J'étais toujours accoudé à la barre du pont et le froid me mordait la plante des pieds quand je me mis en quête d'un miroir. Mais, sans doute mon souffle s'était-il coupé trop longtemps car mon corps se crut mort, ou enfin libre, et ne me répondait plus. Il ne me reconnaissait plus. Hors de moi-même, mes gestes n'avaient plus de sens. Je sentais le sang palpiter dans mes veines, tambourinant contre mes tempes, mes yeux roulaient dans leur orbite, mes jambes tremblaient, je sautais, je tombais puis me relevais sans cesse, respirant comme un dégénéré, tentant de reprendre le contrôle de cette crise, lorsque, comble de mon désespoir, plus rien. Je m'étalais sur le pont dans un fracas d'os, de salive, de sueur et de sang. Spectateur de ma propre chute, je vis une foule d'identités affolées se presser contre moi, si proche que l'on nous aurait confondus. Tous ces esprits, bien que distincts par leur morphologie et leurs passions, portaient le même visage blanc, vide, insondable, orné de deux yeux de Lune. J'eus l'impression de tous les connaître, et chacun d'eux, animé par je ne sais quelle puissance, s'adonnait à une tâche particulière. Ainsi le passionné me pleurait, le médecin me palpait, le philosophe me pensait, le savant m'inventait, l'enfant m'imaginait, les artistes me peignaient, me sculptaient et m'écrivaient, le curieux me demandait…mais aucun ne me regardait vraiment, indifférents à mon sort.

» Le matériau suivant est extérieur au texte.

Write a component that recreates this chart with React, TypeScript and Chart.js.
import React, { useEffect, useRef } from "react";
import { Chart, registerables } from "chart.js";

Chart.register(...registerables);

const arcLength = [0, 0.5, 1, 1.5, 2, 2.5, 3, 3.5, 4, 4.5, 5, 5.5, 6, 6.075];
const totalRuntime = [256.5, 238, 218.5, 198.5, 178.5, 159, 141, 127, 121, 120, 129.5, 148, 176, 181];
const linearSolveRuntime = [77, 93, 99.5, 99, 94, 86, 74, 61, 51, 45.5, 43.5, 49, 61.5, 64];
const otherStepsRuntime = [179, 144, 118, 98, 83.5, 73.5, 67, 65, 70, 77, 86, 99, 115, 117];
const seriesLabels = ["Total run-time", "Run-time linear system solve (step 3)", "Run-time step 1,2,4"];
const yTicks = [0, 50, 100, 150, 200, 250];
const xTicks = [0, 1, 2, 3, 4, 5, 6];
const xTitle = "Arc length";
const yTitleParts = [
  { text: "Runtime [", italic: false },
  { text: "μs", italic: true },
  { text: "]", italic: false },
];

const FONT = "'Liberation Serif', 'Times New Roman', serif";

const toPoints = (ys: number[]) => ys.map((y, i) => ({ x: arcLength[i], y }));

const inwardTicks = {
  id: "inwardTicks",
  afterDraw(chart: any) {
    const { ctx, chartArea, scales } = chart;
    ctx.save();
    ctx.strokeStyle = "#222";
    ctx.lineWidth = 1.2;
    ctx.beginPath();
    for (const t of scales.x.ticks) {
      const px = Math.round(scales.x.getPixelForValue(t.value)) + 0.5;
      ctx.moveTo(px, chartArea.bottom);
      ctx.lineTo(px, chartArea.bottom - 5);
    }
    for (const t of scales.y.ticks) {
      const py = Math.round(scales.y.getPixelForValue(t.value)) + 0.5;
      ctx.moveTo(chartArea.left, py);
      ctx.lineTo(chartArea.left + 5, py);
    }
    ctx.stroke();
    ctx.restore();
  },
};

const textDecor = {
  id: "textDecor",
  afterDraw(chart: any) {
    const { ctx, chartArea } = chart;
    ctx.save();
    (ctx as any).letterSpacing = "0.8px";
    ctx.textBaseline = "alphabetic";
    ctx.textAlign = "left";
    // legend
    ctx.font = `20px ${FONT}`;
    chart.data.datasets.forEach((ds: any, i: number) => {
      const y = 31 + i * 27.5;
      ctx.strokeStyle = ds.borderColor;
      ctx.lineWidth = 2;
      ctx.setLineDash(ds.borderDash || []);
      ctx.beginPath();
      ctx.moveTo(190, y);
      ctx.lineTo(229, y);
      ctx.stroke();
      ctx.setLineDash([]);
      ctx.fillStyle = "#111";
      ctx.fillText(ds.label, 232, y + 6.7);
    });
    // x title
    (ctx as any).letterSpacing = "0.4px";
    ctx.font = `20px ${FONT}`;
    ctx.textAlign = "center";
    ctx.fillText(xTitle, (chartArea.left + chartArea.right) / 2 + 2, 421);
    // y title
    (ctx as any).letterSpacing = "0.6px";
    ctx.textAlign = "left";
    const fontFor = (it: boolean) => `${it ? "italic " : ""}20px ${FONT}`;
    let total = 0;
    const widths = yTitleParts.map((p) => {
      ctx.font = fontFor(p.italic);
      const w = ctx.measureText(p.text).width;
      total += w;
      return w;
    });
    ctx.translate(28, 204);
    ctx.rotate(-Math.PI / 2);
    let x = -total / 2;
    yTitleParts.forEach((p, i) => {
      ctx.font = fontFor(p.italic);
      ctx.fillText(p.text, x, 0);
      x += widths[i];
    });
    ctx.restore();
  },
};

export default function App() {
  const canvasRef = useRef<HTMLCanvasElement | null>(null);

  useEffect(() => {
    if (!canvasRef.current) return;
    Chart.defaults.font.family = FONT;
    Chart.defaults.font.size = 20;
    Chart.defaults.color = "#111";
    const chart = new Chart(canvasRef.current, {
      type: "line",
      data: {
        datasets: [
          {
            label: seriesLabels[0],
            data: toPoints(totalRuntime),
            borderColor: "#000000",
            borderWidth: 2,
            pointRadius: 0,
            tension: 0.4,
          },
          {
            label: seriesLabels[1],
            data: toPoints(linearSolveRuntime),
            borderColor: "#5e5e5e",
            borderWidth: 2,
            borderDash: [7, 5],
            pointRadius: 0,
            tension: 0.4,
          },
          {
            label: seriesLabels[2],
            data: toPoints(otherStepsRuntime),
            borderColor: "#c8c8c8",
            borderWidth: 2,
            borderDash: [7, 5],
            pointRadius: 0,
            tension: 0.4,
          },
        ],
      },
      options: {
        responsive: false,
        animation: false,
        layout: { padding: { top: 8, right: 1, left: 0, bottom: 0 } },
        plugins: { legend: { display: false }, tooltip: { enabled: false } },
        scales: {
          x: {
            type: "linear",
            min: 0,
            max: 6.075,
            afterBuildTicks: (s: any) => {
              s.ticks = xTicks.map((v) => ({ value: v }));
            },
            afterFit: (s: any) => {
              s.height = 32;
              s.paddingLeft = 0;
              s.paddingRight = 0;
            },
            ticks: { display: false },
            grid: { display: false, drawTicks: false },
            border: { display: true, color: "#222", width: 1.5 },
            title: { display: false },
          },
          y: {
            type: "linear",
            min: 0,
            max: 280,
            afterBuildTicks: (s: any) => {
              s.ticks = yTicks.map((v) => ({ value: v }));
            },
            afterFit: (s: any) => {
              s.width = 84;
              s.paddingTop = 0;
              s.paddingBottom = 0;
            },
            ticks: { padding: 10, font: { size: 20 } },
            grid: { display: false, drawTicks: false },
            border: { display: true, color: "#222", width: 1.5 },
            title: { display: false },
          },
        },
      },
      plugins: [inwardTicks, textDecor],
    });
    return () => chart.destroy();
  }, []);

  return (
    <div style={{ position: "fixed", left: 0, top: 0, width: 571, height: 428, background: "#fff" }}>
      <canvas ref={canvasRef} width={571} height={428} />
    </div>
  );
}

Qui étaient-ils? D'où sortaient-ils? S'ils étaient moi, pourquoi semblaient-ils ne pas se connaître? Si j'avais été eux, pourquoi m'étaient-ils si étrangers maintenant? Soudain je compris. "Qui suis-je?" Tous ces morceaux d'âme étaient perdus, et me retournaient la question, à leur façon, ils étaient la clé, ou plutôt mon code. Je voulus les retenir, mais ils s'évaporèrent, me laissant seul inanimé sur le pont.
Finalement, mon cœur se remit à battre timidement, concluant la nuit de ma première mort.

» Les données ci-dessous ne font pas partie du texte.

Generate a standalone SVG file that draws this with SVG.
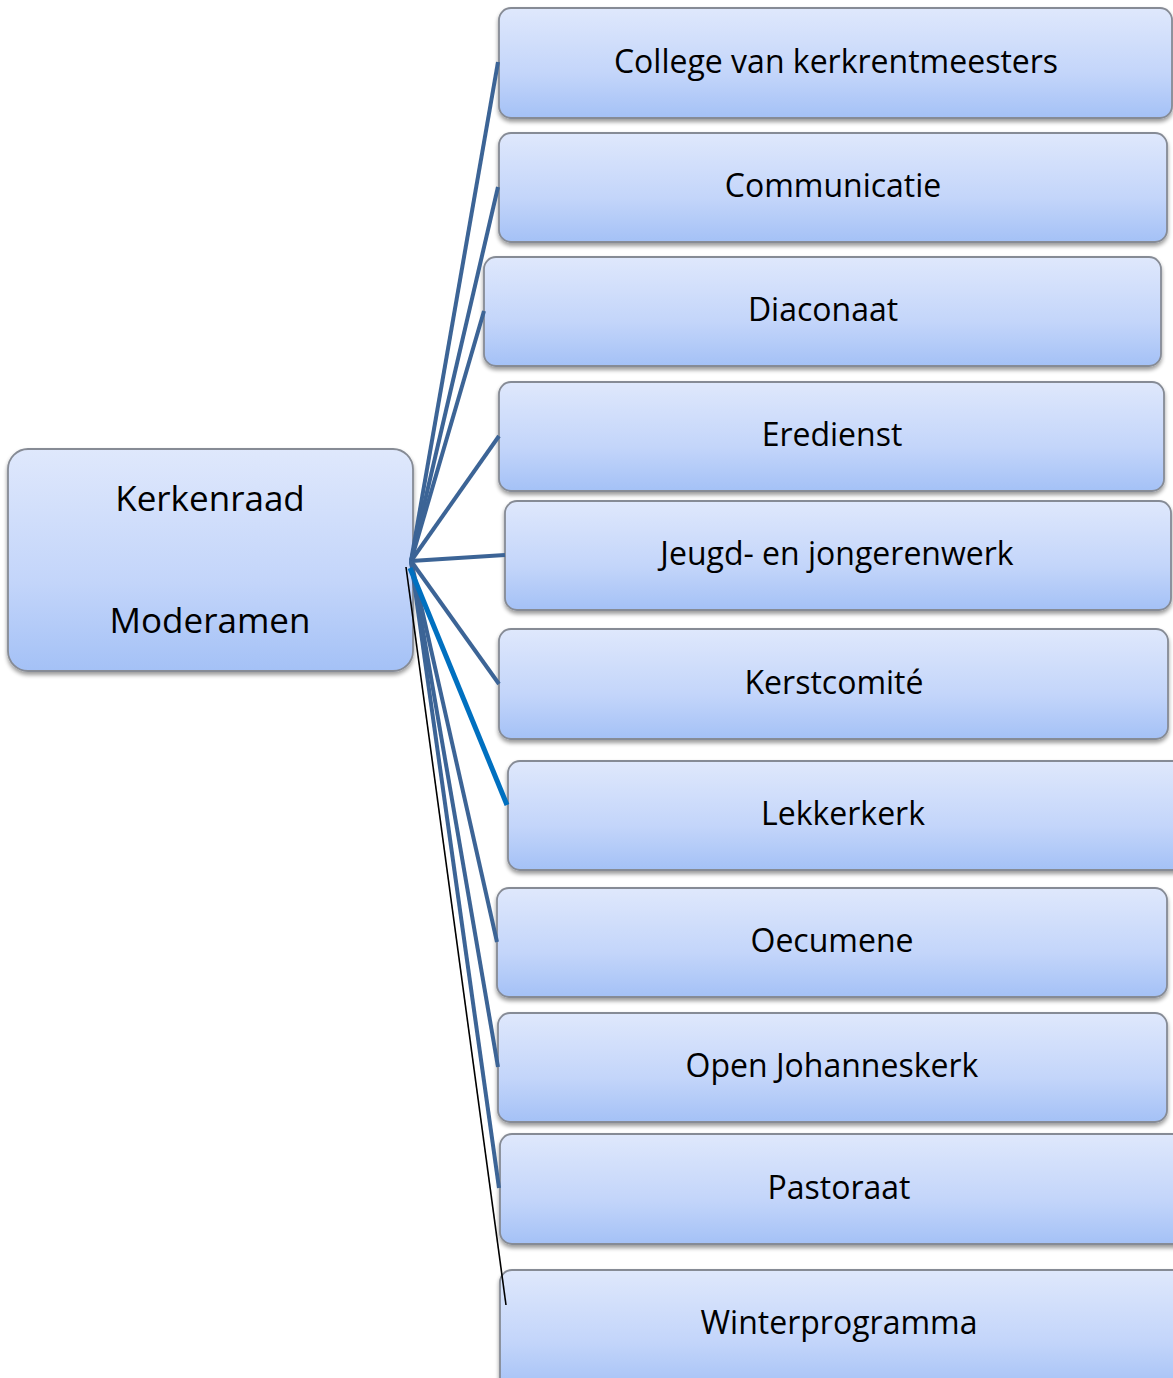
<svg xmlns="http://www.w3.org/2000/svg" width="1173" height="1378" viewBox="0 0 1173 1378">
<defs>
<linearGradient id="g" x1="0" y1="0" x2="0" y2="1">
<stop offset="0" stop-color="#dfe8fc"/>
<stop offset="0.6" stop-color="#c3d5fa"/>
<stop offset="1" stop-color="#a4c1f6"/>
</linearGradient>
<filter id="sh" x="-5%" y="-5%" width="110%" height="120%">
<feGaussianBlur in="SourceAlpha" stdDeviation="2"/>
<feOffset dx="0" dy="3" result="b"/>
<feComponentTransfer><feFuncA type="linear" slope="0.4"/></feComponentTransfer>
<feMerge><feMergeNode/><feMergeNode in="SourceGraphic"/></feMerge>
</filter>
</defs>
<style>
.box{fill:url(#g);stroke:#868b95;stroke-width:1.8;filter:url(#sh)}
.t{font-family:"Open Sans","Liberation Sans",sans-serif;font-size:32px;fill:#000;text-anchor:middle}
.tb{font-family:"Open Sans","Liberation Sans",sans-serif;font-size:35px;fill:#000;text-anchor:middle}
.c{stroke:#3c6496;stroke-width:4;fill:none;stroke-linecap:butt}
</style>
<rect width="1173" height="1378" fill="#fff"/>
<g id="n-kerkenraad">
<rect class="box" x="8" y="449" width="405" height="222" rx="20"/>
<text class="tb" x="210" y="511">Kerkenraad</text>
<text class="tb" x="210" y="633">Moderamen</text>
</g>
<g id="n1"><rect class="box" x="499" y="8" width="673" height="110" rx="12"/><text class="t" x="836" y="73">College van kerkrentmeesters</text></g>
<g id="n2"><rect class="box" x="499" y="133" width="668" height="109" rx="12"/><text class="t" x="833" y="197">Communicatie</text></g>
<g id="n3"><rect class="box" x="484" y="257" width="677" height="109" rx="12"/><text class="t" x="823" y="321">Diaconaat</text></g>
<g id="n4"><rect class="box" x="499" y="382" width="665" height="109" rx="12"/><text class="t" x="832" y="446">Eredienst</text></g>
<g id="n5"><rect class="box" x="505" y="501" width="666" height="109" rx="12"/><text class="t" x="837" y="565">Jeugd- en jongerenwerk</text></g>
<g id="n6"><rect class="box" x="499" y="629" width="669" height="110" rx="12"/><text class="t" x="834" y="694">Kerstcomité</text></g>
<g id="n7"><rect class="box" x="508" y="761" width="680" height="109" rx="12"/><text class="t" x="843" y="825">Lekkerkerk</text></g>
<g id="n8"><rect class="box" x="497" y="888" width="670" height="109" rx="12"/><text class="t" x="832" y="952">Oecumene</text></g>
<g id="n9"><rect class="box" x="498" y="1013" width="669" height="109" rx="12"/><text class="t" x="832" y="1077">Open Johanneskerk</text></g>
<g id="n10"><rect class="box" x="500" y="1134" width="690" height="110" rx="12"/><text class="t" x="839" y="1199">Pastoraat</text></g>
<g id="n11"><rect class="box" x="500" y="1270" width="690" height="120" rx="12"/><text class="t" x="839" y="1334">Winterprogramma</text></g>
<g id="connectors">
<line class="c" x1="411" y1="561" x2="498" y2="62"/>
<line class="c" x1="411" y1="561" x2="498" y2="187"/>
<line class="c" x1="411" y1="561" x2="484" y2="311"/>
<line class="c" x1="411" y1="561" x2="499" y2="436"/>
<line class="c" x1="411" y1="561" x2="505" y2="555"/>
<line class="c" x1="411" y1="561" x2="499" y2="684"/>
<line class="c" x1="411" y1="561" x2="497" y2="942"/>
<line class="c" x1="411" y1="561" x2="498" y2="1067"/>
<line class="c" x1="411" y1="561" x2="499" y2="1188"/>
<line x1="410" y1="568" x2="507" y2="805" stroke="#0070c0" stroke-width="5"/>
<line x1="406" y1="567" x2="506" y2="1305" stroke="#000" stroke-width="1.6"/>
</g>
</svg>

J'adore tes métaphores qui font tellement sens qu'on est happé par le texte et que l'on se reconnaît (si l'on sait qui on est, sinon, on se se reconnaît pas :'D). C'est tellement beau et profond, ça te prends les cellules grises et les secouent un peu, mais ça fait du bien xD Et tu arrives malgré tes questions/doutes/réponses existentiels à dresser un décor et une histoire.
Ça a fait écho à un cours de théâtre théorique l'année dernière où j'avais étudié Beckett et la question du moi, qui dit que l'on n'est jamais la même personne à cause de notre évolution permanente...

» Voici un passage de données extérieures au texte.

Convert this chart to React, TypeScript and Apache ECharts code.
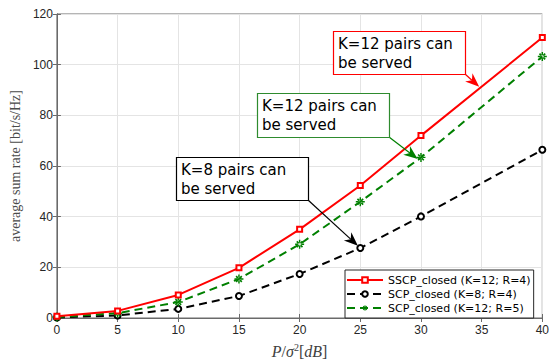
import React, { useEffect, useRef } from "react";
import * as echarts from "echarts";

const xValues = [0, 5, 10, 15, 20, 25, 30, 40];
const sscpK12R4 = [0.7, 2.8, 9.1, 19.8, 35.0, 52.3, 72.0, 110.7];
const scpK8R4 = [0.2, 1.0, 3.6, 8.7, 17.4, 27.6, 40.1, 66.4];
const scpK12R5 = [0.4, 1.9, 6.3, 15.4, 29.1, 45.9, 63.4, 103.2];

const seriesNames = [
  "SSCP_closed (K=12; R=4)",
  "SCP_closed (K=8; R=4)",
  "SCP_closed (K=12; R=5)",
];

const annotationTexts = ["K=12 pairs can\nbe served", "K=12 pairs can\nbe served", "K=8 pairs can\nbe served"];
const annotationColors = ["#ff0000", "#2e8b2e", "#000000"];
// box [left, top, width, height] in pixels; arrow tips in data coords
const annotationBoxes = [
  [333, 31, 132, 43],
  [257, 93, 132, 44],
  [176, 157, 132, 43],
];
const annotationTips = [
  [34.8, 91.3],
  [29.73, 62.8],
  [24.8, 28.5],
];
const annotationArrowColors = ["#ff0000", "#008000", "#000000"];

const asterisk =
  "path://M-5,-0.8L5,-0.8L5,0.8L-5,0.8ZM-0.8,-5L0.8,-5L0.8,5L-0.8,5ZM2.54,3.82L3.82,2.54L-2.54,-3.82L-3.82,-2.54ZM3.82,-2.54L2.54,-3.82L-3.82,2.54L-2.54,3.82Z";

const pair = (ys: number[]) => xValues.map((x, i) => [x, ys[i]]);

export default function App() {
  const ref = useRef<HTMLDivElement>(null);
  useEffect(() => {
    if (!ref.current) return;
    const chart = echarts.init(ref.current, undefined, { renderer: "svg" });
    const axisColor = "#6a6a6a";
    const labelStyle = {
      color: "#262626",
      fontFamily: "Liberation Sans",
      fontSize: 12,
    };
    chart.setOption({
      animation: false,
      backgroundColor: "#ffffff",
      grid: {
        left: 54,
        right: 9,
        top: 14,
        bottom: 37,
        show: true,
        borderColor: axisColor,
        borderWidth: 1,
      },
      xAxis: [
        {
          type: "value",
          min: 0,
          max: 40,
          interval: 5,
          axisLine: { show: true, lineStyle: { color: axisColor, width: 1 } },
          axisTick: { show: true, inside: true, length: 4, lineStyle: { color: axisColor } },
          axisLabel: { ...labelStyle, margin: 6 },
          splitLine: { show: true, lineStyle: { color: "#e4e4e4", width: 1 } },
          name: "{i|P}{n|/}{i|σ}{s|2}{n|[}{i|dB}{n|]}",
          nameLocation: "middle",
          nameGap: 24,
          nameTextStyle: {
            rich: {
              i: { fontFamily: "Liberation Serif", fontStyle: "italic", fontSize: 16, color: "#404040" },
              n: { fontFamily: "Liberation Serif", fontSize: 16, color: "#404040" },
              s: { fontFamily: "Liberation Serif", fontSize: 10, color: "#404040", verticalAlign: "top", padding: [0, 0, 8, 0] },
            },
          },
        },
        {
          type: "value",
          position: "top",
          min: 0,
          max: 40,
          interval: 5,
          axisLine: { show: true, lineStyle: { color: axisColor, width: 1 } },
          axisTick: { show: true, inside: true, length: 4, lineStyle: { color: axisColor } },
          axisLabel: { show: false },
          splitLine: { show: false },
        },
      ],
      yAxis: [
        {
          type: "value",
          min: 0,
          max: 120,
          interval: 20,
          axisLine: { show: true, lineStyle: { color: axisColor, width: 1 } },
          axisTick: { show: true, inside: true, length: 4, lineStyle: { color: axisColor } },
          axisLabel: { ...labelStyle, margin: 4 },
          splitLine: { show: true, lineStyle: { color: "#e4e4e4", width: 1 } },
          name: "average sum rate [bit/s/Hz]",
          nameLocation: "middle",
          nameGap: 29,
          nameTextStyle: {
            fontFamily: "Liberation Serif",
            fontSize: 14,
            color: "#4a4a4a",
          },
        },
        {
          type: "value",
          position: "right",
          min: 0,
          max: 120,
          interval: 20,
          axisLine: { show: true, lineStyle: { color: axisColor, width: 1 } },
          axisTick: { show: true, inside: true, length: 4, lineStyle: { color: axisColor } },
          axisLabel: { show: false },
          splitLine: { show: false },
        },
      ],
      legend: {
        orient: "vertical",
        left: 345,
        top: 270,
        backgroundColor: "#ffffff",
        borderColor: "#262626",
        borderWidth: 1,
        padding: [3, 3, 3, 1],
        itemGap: 0,
        itemWidth: 36,
        itemHeight: 7,
        textStyle: {
          fontFamily: "DejaVu Sans",
          fontSize: 11,
          color: "#000000",
          lineHeight: 14,
        },
        data: seriesNames,
      },
      series: [
        {
          name: seriesNames[0],
          type: "line",
          xAxisIndex: 0,
          yAxisIndex: 0,
          data: pair(sscpK12R4),
          symbol: "emptyRect",
          symbolSize: 5,
          lineStyle: { color: "#ff0000", width: 2 },
          itemStyle: { color: "#ff0000", borderColor: "#ff0000", borderWidth: 2.2 },
          z: 4,
        },
        {
          name: seriesNames[1],
          type: "line",
          xAxisIndex: 0,
          yAxisIndex: 0,
          data: pair(scpK8R4),
          symbol: "emptyCircle",
          symbolSize: 6,
          lineStyle: { color: "#000000", width: 2, type: [8, 5] },
          itemStyle: { color: "#000000", borderColor: "#000000", borderWidth: 2 },
          z: 2,
        },
        {
          name: seriesNames[2],
          type: "line",
          xAxisIndex: 0,
          yAxisIndex: 0,
          data: pair(scpK12R5),
          symbol: asterisk,
          symbolSize: 9,
          lineStyle: { color: "#008000", width: 2, type: [8, 5] },
          itemStyle: { color: "#008000" },
          z: 3,
        },
      ],
    });

    const graphics: any[] = [];
    annotationBoxes.forEach((b, i) => {
      const [bx, by, bw, bh] = b;
      const tip = chart.convertToPixel({ xAxisIndex: 0, yAxisIndex: 0 }, annotationTips[i]) as number[];
      const sx = bx + bw;
      const sy = by + bh;
      const dx = tip[0] - sx;
      const dy = tip[1] - sy;
      const len = Math.sqrt(dx * dx + dy * dy);
      const ux = dx / len;
      const uy = dy / len;
      const nx = -uy;
      const ny = ux;
      const L = 14;
      const W = 5.5;
      const notch = 0.7 * L;
      const color = annotationArrowColors[i];
      graphics.push({
        type: "line",
        z: 100,
        shape: { x1: sx, y1: sy, x2: tip[0] - notch * ux, y2: tip[1] - notch * uy },
        style: { stroke: color, lineWidth: 1.2 },
      });
      graphics.push({
        type: "polygon",
        z: 101,
        shape: {
          points: [
            [tip[0], tip[1]],
            [tip[0] - L * ux + W * nx, tip[1] - L * uy + W * ny],
            [tip[0] - notch * ux, tip[1] - notch * uy],
            [tip[0] - L * ux - W * nx, tip[1] - L * uy - W * ny],
          ],
        },
        style: { fill: color },
      });
      graphics.push({
        type: "rect",
        z: 102,
        shape: { x: bx + 0.5, y: by + 0.5, width: bw, height: bh },
        style: { fill: "#ffffff", stroke: annotationColors[i], lineWidth: 1.2 },
      });
      graphics.push({
        type: "text",
        z: 103,
        x: bx + 5,
        y: by + 3,
        style: {
          text: annotationTexts[i],
          fontFamily: "DejaVu Sans",
          fontSize: 15,
          lineHeight: 19,
          fill: "#000000",
          verticalAlign: "top",
        },
      });
    });
    chart.setOption({ graphic: graphics });

    return () => chart.dispose();
  }, []);

  return (
    <div
      ref={ref}
      style={{ position: "fixed", left: 0, top: 0, width: 552, height: 364, background: "#fff" }}
    />
  );
}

Enfin bref, bra-vo !! J'aime vraiment ta plume :)
Que tu puisses en tirer autour de sens, de références et d'émotions est juste la plus belle des récompenses pour moi.
Aussi, excuse moi de te répondre aussi tard, les vacances débutent à peine pour moi, et je viens de trouver le temps de repasser sur Plume d'Argent...
J'ai de même pu reprendre l'écriture, et t'invite donc à lire le dernier chapitre que j'ai écrit, peut être celui-ci te plaira, et apportera des réponses aux quelques questions que les premiers chapitres soulèvent...
Au plaisir d'échanger de nouveau,
Merci encore.
A.R.
Bonne reprise dans l'écriture :)
Le premier paragraphe, comme les suivants, m'ont transporté dans des lignes oniriques. Je me suis sentis bercé par la poésie de tes mots et de la profondeur du moment.
Qui suis-je ? Je pense que nous nous le sommes demandé au moins une fois dans notre vie.
J'ai beaucoup aimé ce chapitre introspection et contemplatif.
Je te souhaite une bonne journée.
Merci beaucoup pour avoir pris le temps de me lire!
C'est en réalité la première fois que je me lance dans l'écriture d'une nouvelle, m'étant contenté jusqu'ici de développer des poèmes.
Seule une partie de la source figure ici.